I will begin by outlining the scope at the outset of a major project to produce an online catalogue covering the drawings, watercolours and prints by, and after, the short lived but highly productive artist, Thomas Girtin. There are, I suggest, three categories of his works which pose a particular challenge to any cataloguer: the many hundreds of watercolours which he made in collaboration with fellow practitioners; the numerous copies or creative variations that Girtin produced after the works of contemporary artists, both professional and amateur, and after earlier landscape and topographical prints; and, finally, watercolours where the ostensible topographical subject has been lost or effaced as a result of Girtin’s ambitions to transcend the status of his chosen medium. Each of the three categories of problem works pose different challenges which I will explore through a series of case studies before concluding that, despite the new research opportunities opened up by online searches and the mass digitisation of works on paper, a Girtin catalogue must, by necessity, admit a healthy degree of uncertainty and a fluidity at its margins.

About the speaker

  • Head and shoulders portrait of Gregory Smith

    Greg Smith is an independent art historian, who has published extensively on the history of British watercolours and watercolourists, as well as landscape artists working in Italy.
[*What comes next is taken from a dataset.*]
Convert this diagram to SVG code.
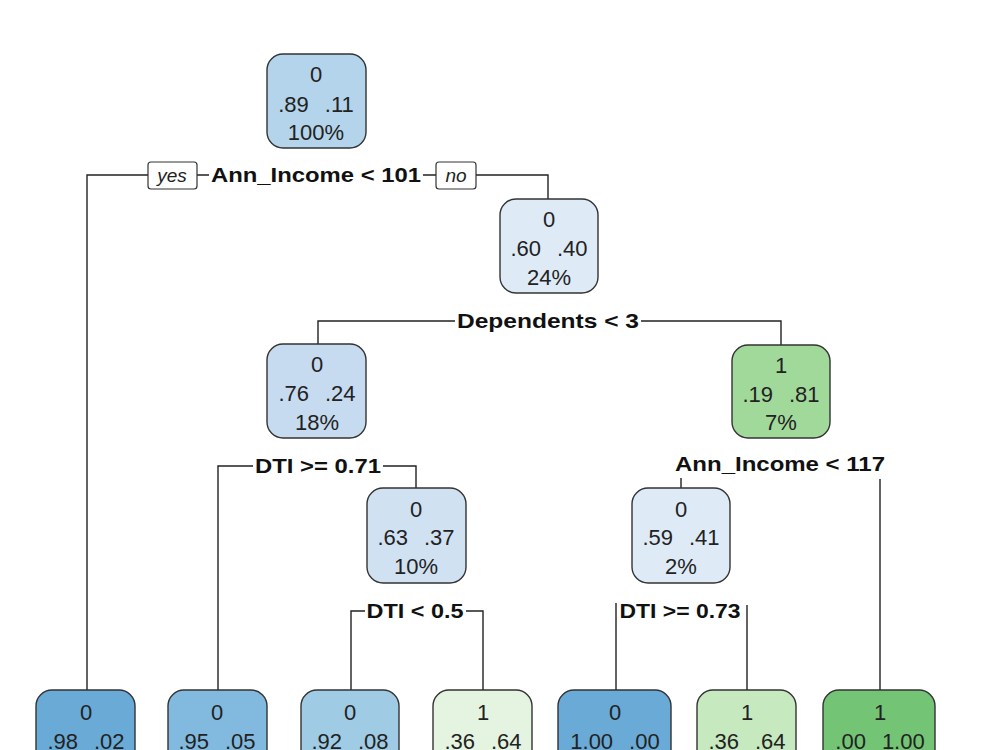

He has also worked as a curator at the Whitworth Art Gallery, Manchester, the Design Museum, London, and the Barber Institute of Fine Art, Birmingham, and has organised exhibitions on the work of Thomas Girtin (Tate Britain), Thomas Jones (National Gallery of Wales), and Thomas Fearnley (Barber Institute of Fine Art). As Senior Research Fellow at the Paul Mellon Centre for Studies in British Art, Greg Smith published a major online project: Thomas Girtin (1775–1802): An Online Catalogue, Archive and Introduction to the Artist.